■ **Task goal**: Transcribe every line exactly and omit anything that is a picture.

■ **Information supplied**:
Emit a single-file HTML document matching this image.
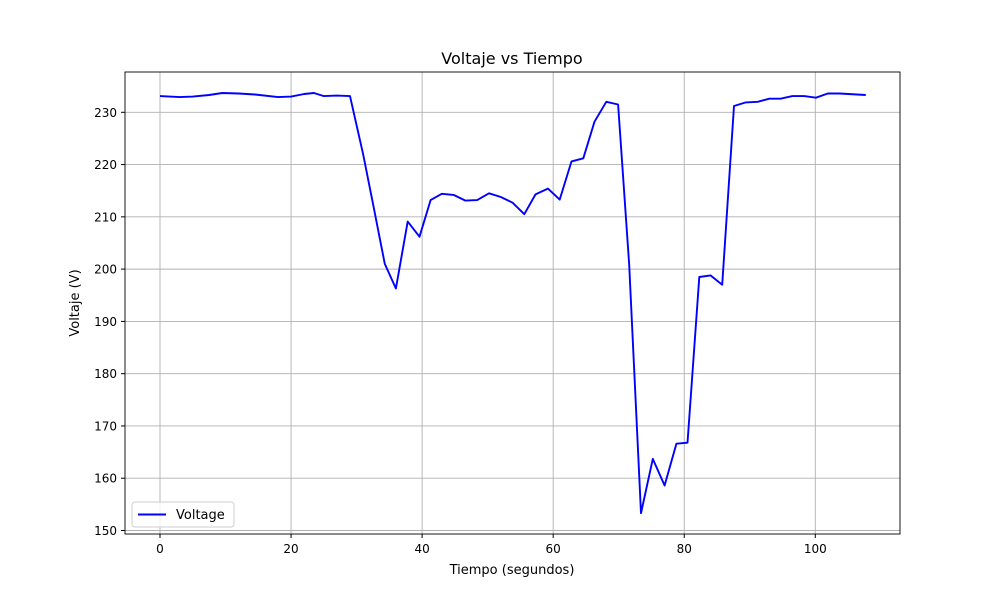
<!DOCTYPE html>
<html><head><meta charset="utf-8"><style>
body{margin:0;background:#fff}
text{font-family:"DejaVu Sans","Liberation Sans",sans-serif;fill:#000}
</style></head><body>
<svg id="chart" width="1000" height="600" xmlns="http://www.w3.org/2000/svg">
<rect width="1000" height="600" fill="#fff"/>
<g id="grid"></g>
<g id="ticks"></g>
<path id="line" fill="none" stroke="#0000ff" stroke-width="1.9" stroke-linejoin="round"/>
<rect x="125" y="72" width="775" height="462" fill="none" stroke="#000" stroke-width="0.9"/>
<text x="512" y="64" font-size="16" text-anchor="middle">Voltaje vs Tiempo</text>
<text x="512" y="574" font-size="13" text-anchor="middle">Tiempo (segundos)</text>
<text transform="translate(79,303) rotate(-90)" font-size="13" text-anchor="middle">Voltaje (V)</text>
<g>
<rect x="132" y="502" width="102" height="25" fill="#fff" fill-opacity="0.8" stroke="#ccc" rx="3"/>
<line x1="138" y1="514.5" x2="166" y2="514.5" stroke="#0000ff" stroke-width="1.9"/>
<text x="176" y="519" font-size="13">Voltage</text>
</g>
</svg>
<script>
const times=[0,3,5,7.5,9.5,12,14.5,18,20,22,23.5,25,27,29,31,32.5,34.3,36,37.8,39.6,41.3,43,44.8,46.6,48.4,50.2,52,53.8,55.6,57.3,59.2,61,62.8,64.6,66.3,68.1,69.9,71.6,73.4,75.2,77,78.8,80.5,82.3,84,85.8,87.6,89.4,91.2,93,94.7,96.5,98.3,100.1,101.9,103.7,107.7];
const voltages=[233.1,232.9,233.0,233.3,233.7,233.6,233.4,232.9,233.0,233.5,233.7,233.1,233.2,233.1,222,212.5,201,196.3,209.1,206.2,213.2,214.4,214.2,213.1,213.2,214.5,213.8,212.7,210.5,214.3,215.4,213.3,220.6,221.2,228.2,232.0,231.5,200.8,153.3,163.7,158.6,166.6,166.8,198.5,198.8,197,231.2,231.9,232,232.6,232.6,233.1,233.1,232.8,233.6,233.6,233.3];
const xTicks=[0,20,40,60,80,100];
const yTicks=[150,160,170,180,190,200,210,220,230];
const X=t=>160+t*6.553;
const Y=v=>112.3+(230-v)*5.2275;
const NS='http://www.w3.org/2000/svg';
const grid=document.getElementById('grid'),tk=document.getElementById('ticks');
function mk(tag,attrs,parent){const e=document.createElementNS(NS,tag);for(const k in attrs)e.setAttribute(k,attrs[k]);parent.appendChild(e);return e;}
xTicks.forEach(t=>{
  const g=mk('line',{x1:X(t),x2:X(t),y1:72,y2:534,stroke:'#b0b0b0','stroke-width':0.9},grid);
  
  
  mk('line',{x1:X(t),x2:X(t),y1:534,y2:538,stroke:'#000'},tk);
  const l=mk('text',{x:X(t),y:553,'font-size':12,'text-anchor':'middle'},tk);
  l.textContent=t;
  
  
});
yTicks.forEach(v=>{
  const g=mk('line',{x1:125,x2:900,y1:Y(v),y2:Y(v),stroke:'#b0b0b0','stroke-width':0.9},grid);
  
  
  mk('line',{x1:121,x2:125,y1:Y(v),y2:Y(v),stroke:'#000'},tk);
  const l=mk('text',{x:117,y:Y(v)+4.5,'font-size':12,'text-anchor':'end'},tk);
  l.textContent=v;
  
  
});
document.getElementById('line').setAttribute('d',times.map((t,i)=>(i?'L':'M')+X(t).toFixed(1)+','+Y(voltages[i]).toFixed(1)).join(''));
</script>
</body></html>
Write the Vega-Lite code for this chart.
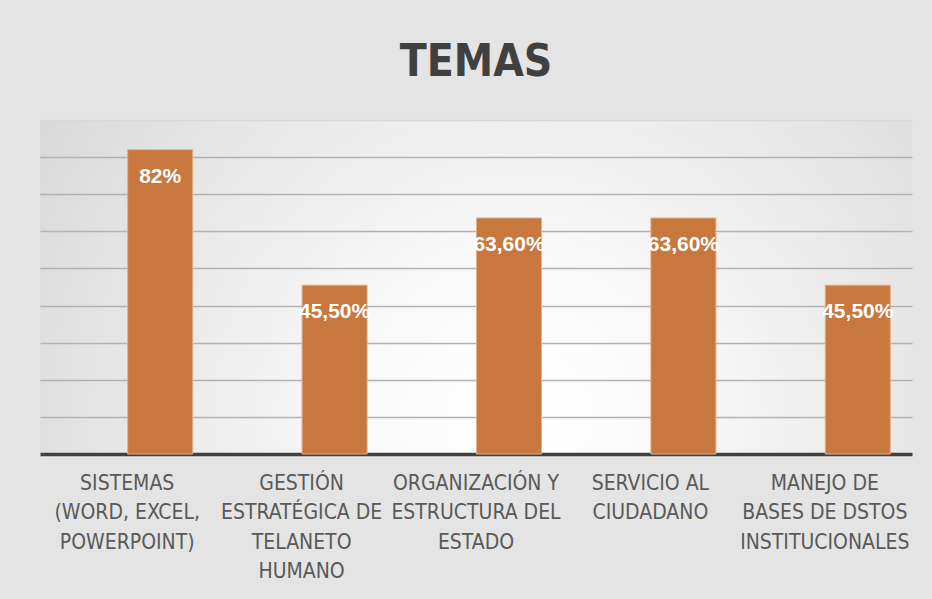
{
  "$schema": "https://vega.github.io/schema/vega-lite/v6.json",
  "width": 872,
  "height": 334,
  "autosize": {"type": "none"},
  "padding": {"left": 40, "top": 120, "right": 20, "bottom": 145},
  "background": "#E4E4E4",
  "title": {
    "text": "TEMAS",
    "font": "Liberation Sans Narrow, DejaVu Sans Condensed, sans-serif",
    "fontSize": 44,
    "fontWeight": "bold",
    "color": "#404040",
    "anchor": "middle",
    "baseline": "alphabetic",
    "offset": 0
  },
  "config": {
    "view": {
      "stroke": null,
      "fill": {
        "gradient": "radial",
        "x1": 0.55, "y1": 0.65, "r1": 0,
        "x2": 0.55, "y2": 0.65, "r2": 0.75,
        "stops": [
          {"offset": 0, "color": "#FFFFFF"},
          {"offset": 0.25, "color": "#F9F9F9"},
          {"offset": 1, "color": "#D2D2D2"}
        ]
      }
    }
  },
  "data": {
    "values": [
      {"tema": "SISTEMAS|(WORD, EXCEL,|POWERPOINT)", "porcentaje": 82, "etiqueta": "82%"},
      {"tema": "GESTIÓN|ESTRATÉGICA DE|TELANETO|HUMANO", "porcentaje": 45.5, "etiqueta": "45,50%"},
      {"tema": "ORGANIZACIÓN Y|ESTRUCTURA DEL|ESTADO", "porcentaje": 63.6, "etiqueta": "63,60%"},
      {"tema": "SERVICIO AL|CIUDADANO", "porcentaje": 63.6, "etiqueta": "63,60%"},
      {"tema": "MANEJO DE|BASES DE DSTOS|INSTITUCIONALES", "porcentaje": 45.5, "etiqueta": "45,50%"}
    ]
  },
  "encoding": {
    "x": {
      "field": "tema",
      "type": "nominal",
      "sort": null,
      "scale": {"paddingInner": 0.627, "paddingOuter": 0.3135},
      "axis": {
        "title": null,
        "labelAngle": 0,
        "labelExpr": "split(datum.label, '|')",
        "labelFont": "Liberation Sans Narrow, DejaVu Sans Condensed, sans-serif",
        "labelFontSize": 21,
        "labelColor": "#595959",
        "labelLineHeight": 29.5,
        "labelBaseline": "top",
        "labelPadding": 18,
        "labelLimit": 0,
        "ticks": false,
        "domainColor": "#404040",
        "domainWidth": 3.5,
        "grid": false
      }
    },
    "y": {
      "field": "porcentaje",
      "type": "quantitative",
      "scale": {"domain": [0, 90], "nice": false},
      "axis": {
        "title": null,
        "labels": false,
        "ticks": false,
        "domain": false,
        "values": [10, 20, 30, 40, 50, 60, 70, 80, 90],
        "gridColor": {"condition": {"test": "datum.value == 90", "value": "#D8D8D8"}, "value": "#B2B2B2"},
        "gridWidth": 1.5
      }
    }
  },
  "layer": [
    {
      "mark": {
        "type": "bar",
        "color": "#C8783F",
        "stroke": "#E6AF8A",
        "strokeWidth": 1,
        "xOffset": 33
      }
    },
    {
      "mark": {
        "type": "text",
        "color": "#FFFFFF",
        "font": "Liberation Sans, Arial, sans-serif",
        "fontSize": 21,
        "fontWeight": "bold",
        "baseline": "top",
        "align": "center",
        "dy": 16,
        "xOffset": 33
      },
      "encoding": {
        "text": {"field": "etiqueta"}
      }
    }
  ]
}
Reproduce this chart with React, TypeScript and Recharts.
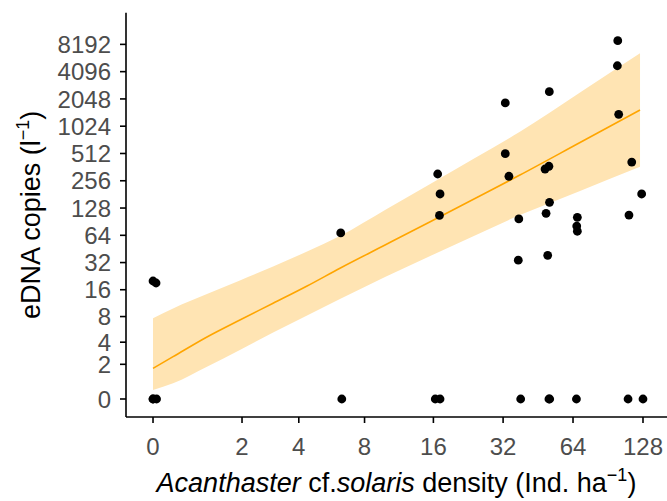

■ **Solution to this problem**:
Emit a single-file HTML document matching this image.
<!DOCTYPE html>
<html><head><meta charset="utf-8"><style>
body{margin:0;background:#fff}
text{font-family:"DejaVu Sans","Liberation Sans",sans-serif;fill:#000}
</style></head><body>
<svg id="chart" width="1000" height="600" xmlns="http://www.w3.org/2000/svg">
<rect width="1000" height="600" fill="#fff"/>
<g id="grid"></g>
<g id="ticks"></g>
<path id="line" fill="none" stroke="#0000ff" stroke-width="1.9" stroke-linejoin="round"/>
<rect x="125" y="72" width="775" height="462" fill="none" stroke="#000" stroke-width="0.9"/>
<text x="512" y="64" font-size="16" text-anchor="middle">Voltaje vs Tiempo</text>
<text x="512" y="574" font-size="13" text-anchor="middle">Tiempo (segundos)</text>
<text transform="translate(79,303) rotate(-90)" font-size="13" text-anchor="middle">Voltaje (V)</text>
<g>
<rect x="132" y="502" width="102" height="25" fill="#fff" fill-opacity="0.8" stroke="#ccc" rx="3"/>
<line x1="138" y1="514.5" x2="166" y2="514.5" stroke="#0000ff" stroke-width="1.9"/>
<text x="176" y="519" font-size="13">Voltage</text>
</g>
</svg>
<script>
const times=[0,3,5,7.5,9.5,12,14.5,18,20,22,23.5,25,27,29,31,32.5,34.3,36,37.8,39.6,41.3,43,44.8,46.6,48.4,50.2,52,53.8,55.6,57.3,59.2,61,62.8,64.6,66.3,68.1,69.9,71.6,73.4,75.2,77,78.8,80.5,82.3,84,85.8,87.6,89.4,91.2,93,94.7,96.5,98.3,100.1,101.9,103.7,107.7];
const voltages=[233.1,232.9,233.0,233.3,233.7,233.6,233.4,232.9,233.0,233.5,233.7,233.1,233.2,233.1,222,212.5,201,196.3,209.1,206.2,213.2,214.4,214.2,213.1,213.2,214.5,213.8,212.7,210.5,214.3,215.4,213.3,220.6,221.2,228.2,232.0,231.5,200.8,153.3,163.7,158.6,166.6,166.8,198.5,198.8,197,231.2,231.9,232,232.6,232.6,233.1,233.1,232.8,233.6,233.6,233.3];
const xTicks=[0,20,40,60,80,100];
const yTicks=[150,160,170,180,190,200,210,220,230];
const X=t=>160+t*6.553;
const Y=v=>112.3+(230-v)*5.2275;
const NS='http://www.w3.org/2000/svg';
const grid=document.getElementById('grid'),tk=document.getElementById('ticks');
function mk(tag,attrs,parent){const e=document.createElementNS(NS,tag);for(const k in attrs)e.setAttribute(k,attrs[k]);parent.appendChild(e);return e;}
xTicks.forEach(t=>{
  const g=mk('line',{x1:X(t),x2:X(t),y1:72,y2:534,stroke:'#b0b0b0','stroke-width':0.9},grid);
  
  
  mk('line',{x1:X(t),x2:X(t),y1:534,y2:538,stroke:'#000'},tk);
  const l=mk('text',{x:X(t),y:553,'font-size':12,'text-anchor':'middle'},tk);
  l.textContent=t;
  
  
});
yTicks.forEach(v=>{
  const g=mk('line',{x1:125,x2:900,y1:Y(v),y2:Y(v),stroke:'#b0b0b0','stroke-width':0.9},grid);
  
  
  mk('line',{x1:121,x2:125,y1:Y(v),y2:Y(v),stroke:'#000'},tk);
  const l=mk('text',{x:117,y:Y(v)+4.5,'font-size':12,'text-anchor':'end'},tk);
  l.textContent=v;
  
  
});
document.getElementById('line').setAttribute('d',times.map((t,i)=>(i?'L':'M')+X(t).toFixed(1)+','+Y(voltages[i]).toFixed(1)).join(''));
</script>
</body></html>
Write the Vega-Lite code for this chart.
{
  "$schema": "https://vega.github.io/schema/vega-lite/v6.json",
  "width": 872,
  "height": 334,
  "autosize": {"type": "none"},
  "padding": {"left": 40, "top": 120, "right": 20, "bottom": 145},
  "background": "#E4E4E4",
  "title": {
    "text": "TEMAS",
    "font": "Liberation Sans Narrow, DejaVu Sans Condensed, sans-serif",
    "fontSize": 44,
    "fontWeight": "bold",
    "color": "#404040",
    "anchor": "middle",
    "baseline": "alphabetic",
    "offset": 0
  },
  "config": {
    "view": {
      "stroke": null,
      "fill": {
        "gradient": "radial",
        "x1": 0.55, "y1": 0.65, "r1": 0,
        "x2": 0.55, "y2": 0.65, "r2": 0.75,
        "stops": [
          {"offset": 0, "color": "#FFFFFF"},
          {"offset": 0.25, "color": "#F9F9F9"},
          {"offset": 1, "color": "#D2D2D2"}
        ]
      }
    }
  },
  "data": {
    "values": [
      {"tema": "SISTEMAS|(WORD, EXCEL,|POWERPOINT)", "porcentaje": 82, "etiqueta": "82%"},
      {"tema": "GESTIÓN|ESTRATÉGICA DE|TELANETO|HUMANO", "porcentaje": 45.5, "etiqueta": "45,50%"},
      {"tema": "ORGANIZACIÓN Y|ESTRUCTURA DEL|ESTADO", "porcentaje": 63.6, "etiqueta": "63,60%"},
      {"tema": "SERVICIO AL|CIUDADANO", "porcentaje": 63.6, "etiqueta": "63,60%"},
      {"tema": "MANEJO DE|BASES DE DSTOS|INSTITUCIONALES", "porcentaje": 45.5, "etiqueta": "45,50%"}
    ]
  },
  "encoding": {
    "x": {
      "field": "tema",
      "type": "nominal",
      "sort": null,
      "scale": {"paddingInner": 0.627, "paddingOuter": 0.3135},
      "axis": {
        "title": null,
        "labelAngle": 0,
        "labelExpr": "split(datum.label, '|')",
        "labelFont": "Liberation Sans Narrow, DejaVu Sans Condensed, sans-serif",
        "labelFontSize": 21,
        "labelColor": "#595959",
        "labelLineHeight": 29.5,
        "labelBaseline": "top",
        "labelPadding": 18,
        "labelLimit": 0,
        "ticks": false,
        "domainColor": "#404040",
        "domainWidth": 3.5,
        "grid": false
      }
    },
    "y": {
      "field": "porcentaje",
      "type": "quantitative",
      "scale": {"domain": [0, 90], "nice": false},
      "axis": {
        "title": null,
        "labels": false,
        "ticks": false,
        "domain": false,
        "values": [10, 20, 30, 40, 50, 60, 70, 80, 90],
        "gridColor": {"condition": {"test": "datum.value == 90", "value": "#D8D8D8"}, "value": "#B2B2B2"},
        "gridWidth": 1.5
      }
    }
  },
  "layer": [
    {
      "mark": {
        "type": "bar",
        "color": "#C8783F",
        "stroke": "#E6AF8A",
        "strokeWidth": 1,
        "xOffset": 33
      }
    },
    {
      "mark": {
        "type": "text",
        "color": "#FFFFFF",
        "font": "Liberation Sans, Arial, sans-serif",
        "fontSize": 21,
        "fontWeight": "bold",
        "baseline": "top",
        "align": "center",
        "dy": 16,
        "xOffset": 33
      },
      "encoding": {
        "text": {"field": "etiqueta"}
      }
    }
  ]
}
Reproduce this chart with React, TypeScript and Recharts.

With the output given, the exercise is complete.